Colpisce di lui il fatto che era un uomo che si gustava la vita, amava tantissimo pescare, andare in montagna, sciare, recitava a teatro, aiutava gli amici, era uno che mordeva la vita, se la gustava in tutti i suoi aspetti. L’unità della vita di Gian è una cosa evidente, è stato uno studente, un amico, un marito padre di famiglia, un medico, un paziente, ma sempre se stesso.
Era innamorato della Medicina, come lo definiva uno dei suoi compagni di corso. Aveva scoperto, arrivando in America, che un bravo cardiochirurgo non è solo quello che sa mettere le pezze ai cuori, ma è chi conosce tutta la complessità che c’è dietro: l’anatomia, la fisiologia, l’embriologia, addirittura, l’aritmetica e la geometria.
Gian diceva: «Ho sempre pensato che la prima carità che l’ammalato deve avere dal medico, è la carità della scienza, è la la carità di essere curato come va».
Racconta uno degli studenti di Medicina, tra gli autori del libro e della mostra: “Quando io ho letto per la prima volta questa frase, stavo studiando queste discipline di base, e quindi ho visto subito che il mio studio, apparentemente sterile e noioso, aveva invece un valore, aveva dietro il volto di quelle persone che a Dio piacendo un giorno potrò curare.
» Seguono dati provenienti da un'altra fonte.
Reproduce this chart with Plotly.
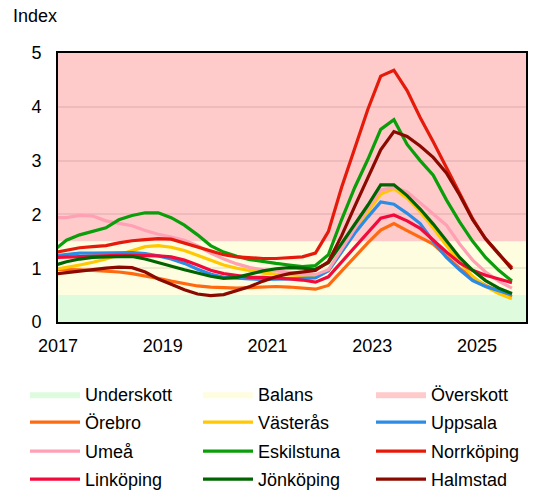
import plotly.graph_objects as go

dates = [
    "2016-12-01",
    "2017-03-01", "2017-06-01", "2017-09-01", "2017-12-01",
    "2018-03-01", "2018-06-01", "2018-09-01", "2018-12-01",
    "2019-03-01", "2019-06-01", "2019-09-01", "2019-12-01",
    "2020-03-01", "2020-06-01", "2020-09-01", "2020-12-01",
    "2021-03-01", "2021-06-01", "2021-09-01", "2021-12-01",
    "2022-03-01", "2022-06-01", "2022-09-01", "2022-12-01",
    "2023-03-01", "2023-06-01", "2023-09-01", "2023-12-01",
    "2024-03-01", "2024-06-01", "2024-09-01", "2024-12-01",
    "2025-03-01", "2025-06-01", "2025-09-01",
]

orebro = [0.98, 0.98, 0.97, 0.96, 0.95, 0.93, 0.90, 0.86, 0.81, 0.76, 0.71, 0.67, 0.65,
          0.64, 0.63, 0.64, 0.65, 0.66, 0.65, 0.63, 0.61, 0.68, 0.95, 1.20, 1.47,
          1.71, 1.83, 1.70, 1.58, 1.45, 1.22, 1.00, 0.82, 0.68, 0.57, 0.47]
vasteras = [0.97, 1.01, 1.06, 1.11, 1.17, 1.25, 1.33, 1.40, 1.42, 1.39, 1.33, 1.24, 1.15,
            1.06, 1.00, 0.95, 0.91, 0.89, 0.88, 0.87, 0.85, 0.95, 1.30, 1.68, 2.05,
            2.38, 2.48, 2.30, 2.05, 1.75, 1.42, 1.12, 0.85, 0.66, 0.53, 0.43]
uppsala = [1.23, 1.25, 1.28, 1.28, 1.28, 1.29, 1.29, 1.27, 1.23, 1.17, 1.09, 0.98, 0.89,
           0.83, 0.81, 0.80, 0.79, 0.79, 0.80, 0.81, 0.82, 0.95, 1.30, 1.65, 1.95,
           2.23, 2.19, 2.02, 1.83, 1.50, 1.20, 0.97, 0.77, 0.66, 0.58, 0.51]
umea = [1.94, 1.94, 1.98, 1.97, 1.88, 1.83, 1.79, 1.70, 1.63, 1.58, 1.52, 1.42, 1.28,
        1.17, 1.08, 1.01, 0.97, 0.95, 0.92, 0.90, 0.88, 0.97, 1.35, 1.75, 2.12,
        2.45, 2.50, 2.42, 2.22, 2.02, 1.80, 1.45, 1.15, 0.93, 0.76, 0.63]
eskilstuna = [1.33, 1.52, 1.62, 1.69, 1.75, 1.90, 1.98, 2.03, 2.03, 1.94, 1.80, 1.62, 1.42,
              1.30, 1.22, 1.16, 1.12, 1.09, 1.06, 1.03, 1.05, 1.25, 1.90, 2.50, 3.02,
              3.58, 3.76, 3.30, 3.00, 2.73, 2.27, 1.86, 1.50, 1.20, 0.96, 0.76]
norrkoping = [1.29, 1.34, 1.38, 1.40, 1.42, 1.47, 1.51, 1.53, 1.55, 1.54, 1.47, 1.40, 1.32,
              1.25, 1.21, 1.19, 1.18, 1.18, 1.19, 1.21, 1.28, 1.68, 2.50, 3.25, 3.95,
              4.57, 4.68, 4.30, 3.80, 3.35, 2.88, 2.40, 1.92, 1.54, 1.26, 1.01]
linkoping = [1.20, 1.21, 1.22, 1.23, 1.24, 1.24, 1.24, 1.24, 1.23, 1.21, 1.15, 1.06, 0.96,
             0.90, 0.86, 0.83, 0.83, 0.82, 0.80, 0.78, 0.74, 0.84, 1.12, 1.39, 1.66,
             1.93, 1.99, 1.88, 1.74, 1.52, 1.30, 1.10, 0.96, 0.87, 0.80, 0.73]
jonkoping = [1.05, 1.12, 1.17, 1.20, 1.21, 1.22, 1.22, 1.17, 1.10, 1.04, 0.97, 0.91, 0.85,
             0.81, 0.83, 0.89, 0.95, 0.99, 1.01, 1.00, 0.98, 1.10, 1.46, 1.81, 2.17,
             2.55, 2.55, 2.35, 2.10, 1.82, 1.50, 1.20, 0.96, 0.77, 0.63, 0.53]
halmstad = [0.89, 0.92, 0.95, 0.98, 1.00, 1.02, 1.01, 0.93, 0.80, 0.70, 0.60, 0.52, 0.49,
            0.51, 0.58, 0.66, 0.76, 0.84, 0.90, 0.93, 0.96, 1.12, 1.60, 2.15, 2.68,
            3.20, 3.54, 3.45, 3.27, 3.06, 2.77, 2.36, 1.90, 1.55, 1.27, 0.98]

series_names = ["Örebro", "Västerås", "Uppsala", "Umeå", "Eskilstuna",
                "Norrköping", "Linköping", "Jönköping", "Halmstad"]
series_values = [orebro, vasteras, uppsala, umea, eskilstuna,
                 norrkoping, linkoping, jonkoping, halmstad]
series_colors = ["#FF6A10", "#FFC800", "#2B8CE6", "#FFA0B4", "#0A9E0A",
                 "#E51A0B", "#F20A3C", "#006400", "#8B0A00"]

band_names = ["Underskott", "Balans", "Överskott"]
band_lower = [0, 0.5, 1.5]
band_upper = [0.5, 1.5, 5]
band_colors = ["#DEFBDE", "#FFFDE0", "#FFCACA"]

x_range = ["2017-01-01", "2025-12-08"]
tick_vals = ["2017-01-01", "2019-01-01", "2021-01-01", "2023-01-01", "2025-01-01"]
tick_text = ["2017", "2019", "2021", "2023", "2025"]

FONT = "Liberation Sans, Arial, sans-serif"
legend_ids = ["legend", "legend2", "legend3", "legend4"]
legend_rows_y = [-0.2007, -0.3048, -0.4126, -0.5167]

fig = go.Figure()

for name, color in zip(band_names, band_colors):
    fig.add_trace(go.Scatter(
        x=[None], y=[None], name=name, mode="lines", fill="toself",
        fillcolor=color, line=dict(width=0, color=color), legend="legend",
    ))

for lo, hi, color in zip(band_lower, band_upper, band_colors):
    fig.add_shape(type="rect", xref="paper", x0=0, x1=1, yref="y", y0=lo, y1=hi,
                  fillcolor=color, line=dict(width=0), layer="below")

for i, (name, vals, color) in enumerate(zip(series_names, series_values, series_colors)):
    fig.add_trace(go.Scatter(
        x=dates, y=vals, name=name, mode="lines",
        line=dict(color=color, width=3.2), legend=legend_ids[1 + i // 3],
    ))

legend_common = dict(
    orientation="h", xref="paper", x=-0.0705, xanchor="left",
    yref="paper", yanchor="top",
    entrywidth=108, entrywidthmode="pixels",
    itemwidth=50, tracegroupgap=0,
    font=dict(family=FONT, size=18, color="#000000"),
    bgcolor="rgba(0,0,0,0)",
)

fig.update_layout(
    width=544, height=487,
    margin=dict(l=50, r=26, t=45, b=173, autoexpand=False),
    paper_bgcolor="white", plot_bgcolor="rgba(0,0,0,0)",
    font=dict(family=FONT, size=18, color="#000000"),
    showlegend=True,
    annotations=[dict(
        text="Index", xref="paper", yref="paper", x=-0.099, y=1.1375,
        xanchor="left", yanchor="middle", showarrow=False, borderpad=0,
        font=dict(family=FONT, size=18, color="#000000"),
    )],
)
for lid, ly in zip(legend_ids, legend_rows_y):
    fig.update_layout({lid: dict(legend_common, y=ly)})

fig.update_xaxes(
    type="date", range=x_range, tickvals=tick_vals, ticktext=tick_text,
    showgrid=False, showline=True, linecolor="#000000", linewidth=2, mirror=True,
    ticks="outside", ticklen=6, tickcolor="rgba(0,0,0,0)", zeroline=False,
    automargin=False,
)
fig.update_yaxes(
    range=[0, 5], dtick=1, showgrid=True, gridcolor="rgba(0,0,0,0.07)", gridwidth=1.5,
    showline=True, linecolor="#000000", linewidth=2, mirror=True,
    ticks="outside", ticklen=11, tickcolor="rgba(0,0,0,0)", zeroline=False,
    automargin=False,
)

fig.write_html("out.html")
Era un periodo della mia vita in cui mi dedicavo a tante cose, ma facevo un po’ fatica sullo studio; lo studio sembrava togliermi il tempo a ciò che desideravo, alle amicizie alle passioni. Invece così mi son reso conto che lo studio era il primo luogo a cui ero chiamato perché la forma della carità che un medico può dare al suo paziente è la scienza. Allo stesso tempo Gian era uno che diceva che «Sapere, senza saper amare è nulla. È meno di nulla»”.
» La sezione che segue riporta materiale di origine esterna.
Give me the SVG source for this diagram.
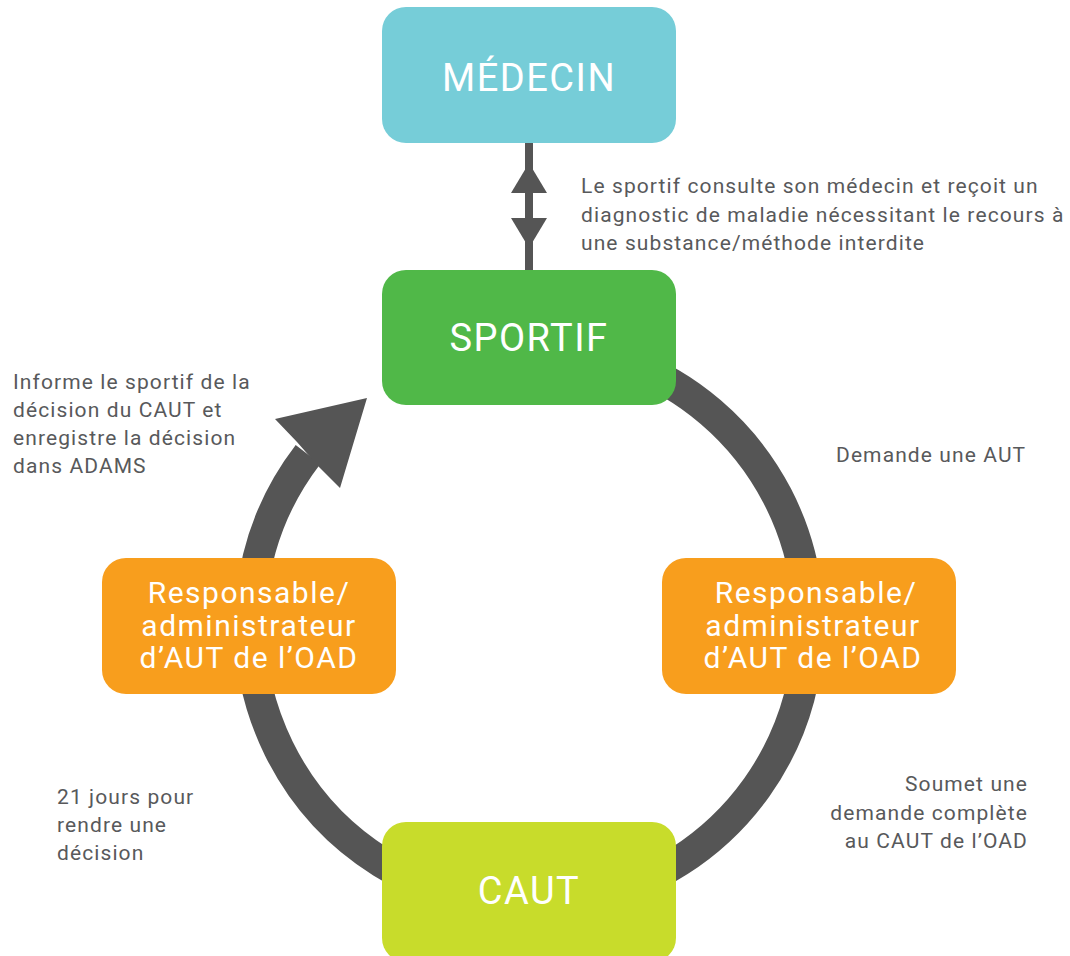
<svg xmlns="http://www.w3.org/2000/svg" width="1070" height="956" viewBox="0 0 1070 956">
<style>
.lbl{font-family:Roboto,"Liberation Sans",sans-serif;font-size:21px;fill:#58595b;letter-spacing:1.1px}
.big{font-family:Roboto,"Liberation Sans",sans-serif;font-size:38px;fill:#ffffff;text-anchor:middle;letter-spacing:1.5px}
.mid{font-family:Roboto,"Liberation Sans",sans-serif;font-size:30px;fill:#ffffff;text-anchor:middle;letter-spacing:1.5px}
.ring{fill:none;stroke:#555555;stroke-width:31}
.dark{fill:#555555}
</style>
<rect width="1070" height="956" fill="#ffffff"/>
<g id="connectors">
  <rect x="525" y="143" width="8" height="127" class="dark"/>
  <polygon points="529,163 547,193 511,193" class="dark"/>
  <polygon points="511,218 547,218 529,248" class="dark"/>
  <path d="M624.8,361.9 A280,280 0 0 1 480.4,900.7" class="ring"/>
  <path d="M529,905 A280,280 0 0 1 308,454.5" class="ring"/>
  <polygon points="367,398 340,488 319,467 297,442 275,419" class="dark"/>
</g>
<g id="medecin">
  <rect x="382" y="7" width="294" height="136" rx="24" fill="#76cdd8"/>
  <text x="529" y="91" class="big">MÉDECIN</text>
</g>
<g id="sportif">
  <rect x="382" y="270" width="294" height="135" rx="24" fill="#50b848"/>
  <text x="529" y="351" class="big">SPORTIF</text>
</g>
<g id="responsable-gauche">
  <rect x="102" y="558" width="294" height="136" rx="24" fill="#f89e1d"/>
  <text x="249" y="603" class="mid">Responsable/</text>
  <text x="249" y="636" class="mid">administrateur</text>
  <text x="249" y="668" class="mid">d’AUT de l’OAD</text>
</g>
<g id="responsable-droite">
  <rect x="662" y="558" width="294" height="136" rx="24" fill="#f89e1d"/>
  <text x="816" y="603" class="mid">Responsable/</text>
  <text x="813" y="636" class="mid">administrateur</text>
  <text x="813" y="668" class="mid">d’AUT de l’OAD</text>
</g>
<g id="caut">
  <rect x="382" y="822" width="294" height="140" rx="24" fill="#c8dc2b"/>
  <text x="529" y="904" class="big">CAUT</text>
</g>
<g id="labels">
  <text class="lbl" x="581" y="193">Le sportif consulte son médecin et reçoit un</text>
  <text class="lbl" x="581" y="222">diagnostic de maladie nécessitant le recours à</text>
  <text class="lbl" x="581" y="250">une substance/méthode interdite</text>
  <text class="lbl" x="13" y="389">Informe le sportif de la</text>
  <text class="lbl" x="13" y="417">décision du CAUT et</text>
  <text class="lbl" x="13" y="445">enregistre la décision</text>
  <text class="lbl" x="13" y="473">dans ADAMS</text>
  <text class="lbl" x="836" y="462">Demande une AUT</text>
  <text class="lbl" x="1028" y="791" text-anchor="end">Soumet une</text>
  <text class="lbl" x="1028" y="820" text-anchor="end">demande complète</text>
  <text class="lbl" x="1028" y="848" text-anchor="end">au CAUT de l’OAD</text>
  <text class="lbl" x="57" y="804">21 jours pour</text>
  <text class="lbl" x="57" y="832">rendre une</text>
  <text class="lbl" x="57" y="860">décision</text>
</g>
</svg>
La scienza e la carità, in lui erano mirabilmente tenuti insieme, amava tantissimo l’inno alla Carità di San Paolo, che ripeteva a memoria ai suoi compagni di corso, al punto da farlo imparare pure a loro.
Prima lettera di San Paolo ai Corinzi (1-13)
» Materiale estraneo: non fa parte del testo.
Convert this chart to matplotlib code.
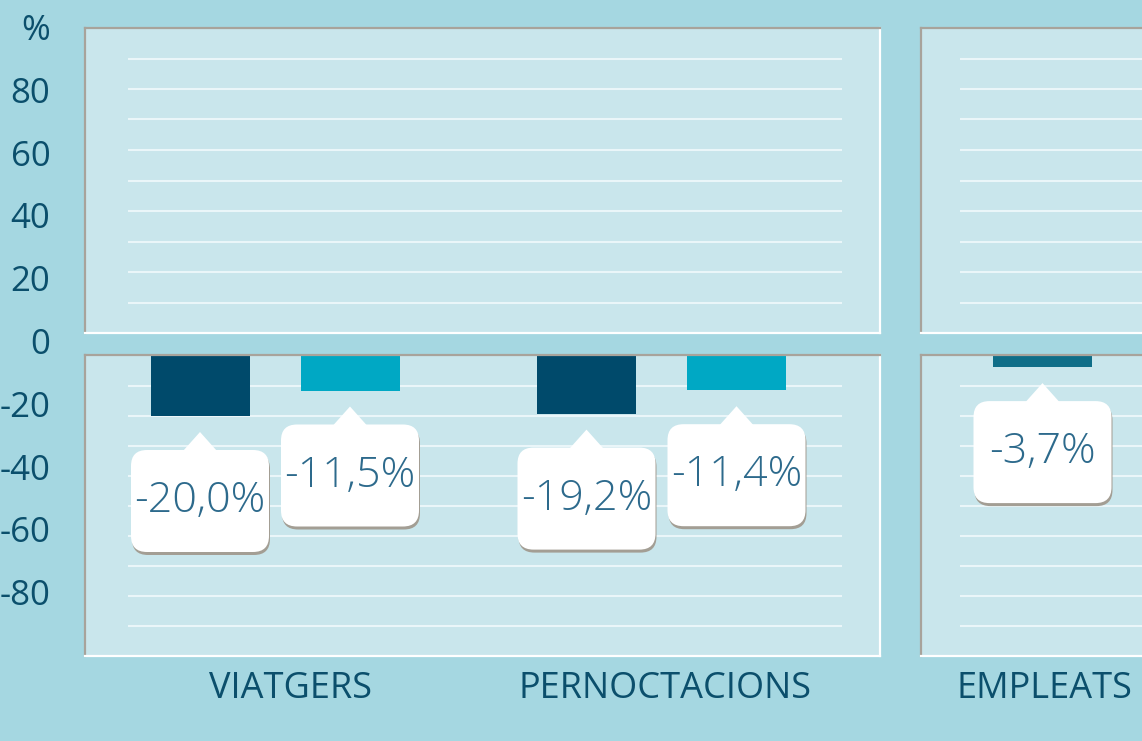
import numpy as np
import matplotlib
matplotlib.use("Agg")
import matplotlib.pyplot as plt
from matplotlib.patches import FancyBboxPatch, Polygon
from matplotlib.transforms import IdentityTransform, blended_transform_factory

# data
categories = ["VIATGERS", "PERNOCTACIONS"]
serie_a = [-20.0, -19.2]       # dark bars
serie_b = [-11.5, -11.4]       # light bars
empleats_cat = ["EMPLEATS"]
empleats = [-3.7]
ytick_vals = [100, 80, 60, 40, 20, 0, -20, -40, -60, -80]
ytick_labels = ["%", "80", "60", "40", "20", "0", "-20", "-40", "-60", "-80"]

W, H = 1142, 741
BG = "#a5d7e1"
PANEL = "#c9e6ec"
GRID = "#eaf6f9"
DARK = "#004a6b"
CYAN = "#00a8c4"
TEAL = "#0f6e88"
TXT = "#0b4f6c"
LBL = "#2d6a8c"
GREY = "#a8a39b"

plt.rcParams['font.family'] = ['Open Sans', 'DejaVu Sans']

fig = plt.figure(figsize=(W / 100, H / 100), dpi=100, facecolor=BG)

PX = 386.5      # pixels per category unit
BW = 99 / PX    # bar width
OFF = 75 / PX   # offset of each bar from group centre


def panel(x0, x1, y0, y1, xc, ylim):
    # x0..x1, y0..y1 in image pixels (y down), xc = pixel of category 0
    ax = fig.add_axes([x0 / W, 1 - y1 / H, (x1 - x0) / W, (y1 - y0) / H])
    ax.set_facecolor(PANEL)
    ax.set_xlim((x0 - xc) / PX, (x1 - xc) / PX)
    ax.set_ylim(*ylim)
    ax.set_xticks([])
    ax.set_yticks([])
    for s in ['top', 'left']:
        ax.spines[s].set_color(GREY)
        ax.spines[s].set_linewidth(1.6)
    for s in ['bottom', 'right']:
        ax.spines[s].set_color("white")
        ax.spines[s].set_linewidth(1.6)
    return ax


def grid(ax, levels, gx0, gx1, xc):
    ax.hlines(levels, (gx0 - xc) / PX, (gx1 - xc) / PX, color=GRID, lw=1.5, zorder=1)


xc_left = 275
xc_right = 1042.5

ax_tl = panel(85, 880, 28, 333, xc_left, (0, 100))
ax_bl = panel(85, 880, 355, 656, xc_left, (-100, 1 / 3))
ax_tr = panel(921, 1320, 28, 333, xc_right, (0, 100))
ax_br = panel(921, 1320, 355, 656, xc_right, (-100, 1 / 3))

up = np.arange(10, 100, 10)
down = -np.arange(10, 100, 10)
grid(ax_tl, up, 128, 842, xc_left)
grid(ax_bl, down, 128, 842, xc_left)
grid(ax_tr, up, 960, 1320, xc_right)
grid(ax_br, down, 960, 1320, xc_right)

x = np.arange(len(categories))
ax_bl.bar(x - OFF, serie_a, BW, color=DARK, zorder=2)
ax_bl.bar(x + OFF, serie_b, BW, color=CYAN, zorder=2)
ax_br.bar(np.arange(len(empleats)), empleats, BW, color=TEAL, zorder=2)

# category labels
for ax, labels, xs in [(ax_bl, categories, [0.04, 1.01]), (ax_br, empleats_cat, [0.005])]:
    tr = blended_transform_factory(ax.transData, fig.transFigure)
    for lab, xx in zip(labels, xs):
        ax.text(xx, 1 - 689 / H, lab, transform=tr, ha='center', va='center',
                fontsize=26, color=TXT, clip_on=False)

# y tick labels on their own scale
s = 3.1375
ax_lab = fig.add_axes([85 / W, 0, 0.0001, 1])
ax_lab.set_ylim(-(H - 341) / s, 341 / s)
ax_lab.set_yticks(ytick_vals)
ax_lab.set_yticklabels(ytick_labels)
ax_lab.tick_params(axis='y', length=0, pad=25, labelsize=25, labelcolor=TXT)
ax_lab.set_xticks([])
ax_lab.patch.set_visible(False)
for sp in ax_lab.spines.values():
    sp.set_visible(False)


def callout(ax, xv, yv, text):
    fig.canvas.draw()
    bx, by = ax.transData.transform((xv, yv))   # display px, y up
    tip = by - 16
    top = tip - 18
    bw, bh = 138, 102
    ident = IdentityTransform()
    shadow = FancyBboxPatch((bx - bw / 2 + 1, top - bh - 3), bw, bh,
                            boxstyle="round,pad=0,rounding_size=16",
                            fc="#a39e94", ec="none", transform=ident, zorder=5)
    box = FancyBboxPatch((bx - bw / 2, top - bh), bw, bh,
                         boxstyle="round,pad=0,rounding_size=16",
                         fc="white", ec="none", transform=ident, zorder=6)
    tri = Polygon([(bx - 17, top - 1), (bx + 17, top - 1), (bx, tip)],
                  closed=True, fc="white", ec="none", transform=ident, zorder=6)
    fig.add_artist(shadow)
    fig.add_artist(box)
    fig.add_artist(tri)
    fig.text(bx, top - bh / 2, text, transform=ident, ha='center', va='center',
             fontsize=31, color=LBL, fontweight='light', zorder=7)


def fmt(v):
    return ("%.1f%%" % v).replace(".", ",")


for i in range(len(categories)):
    callout(ax_bl, x[i] - OFF, serie_a[i], fmt(serie_a[i]))
    callout(ax_bl, x[i] + OFF, serie_b[i], fmt(serie_b[i]))
for i in range(len(empleats)):
    callout(ax_br, i, empleats[i], fmt(empleats[i]))

fig.savefig("out.png", dpi=100, facecolor=BG)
Se parlassi le lingue degli uomini e degli angeli, ma non avessi la carità, sarei come bronzo che rimbomba o come cimbalo che strepita.
E se avessi il dono della profezia, se conoscessi tutti i misteri e avessi tutta la conoscenza, se possedessi tanta fede da trasportare le montagne, ma non avessi la carità, non sarei nulla.
E se anche dessi in cibo tutti i miei beni e consegnassi il mio corpo per averne vanto, ma non avessi la carità, a nulla mi servirebbe.
La carità è magnanima, benevola è la carità; non è invidiosa, non si vanta, non si gonfia d’orgoglio, non manca di rispetto, non cerca il proprio interesse, non si adira, non tiene conto del male ricevuto, non gode dell’ingiustizia ma si rallegra della verità. Tutto scusa, tutto crede, tutto spera, tutto sopporta.
La carità non avrà mai fine. Le profezie scompariranno, il dono delle lingue cesserà e la conoscenza svanirà. Infatti, in modo imperfetto noi conosciamo e in modo imperfetto profetizziamo. Ma quando verrà ciò che è perfetto, quello che è imperfetto scomparirà. Quand’ero bambino, parlavo da bambino, pensavo da bambino, ragionavo da bambino. Divenuto uomo, ho eliminato ciò che è da bambino.
Adesso noi vediamo in modo confuso, come in uno specchio; allora invece vedremo faccia a faccia. Adesso conosco in modo imperfetto, ma allora conoscerò perfettamente, come anch’io sono conosciuto. Ora dunque rimangono queste tre cose: la fede, la speranza e la carità. Ma la più grande di tutte è la carità!
Gian aveva coscienza che se anche avesse posseduto tutta la scienza, ma non avesse avuto la carità, il suo lavoro sarebbe stato inutile.
Le sollecitazioni che la vita ci dà, se prese sul serio, possono dare molto frutto. Alcuni studenti incontrando e facendosi provocare ed affascinare dalla umanità di Giancarlo Rastelli, hanno generato ”una cosa bella“!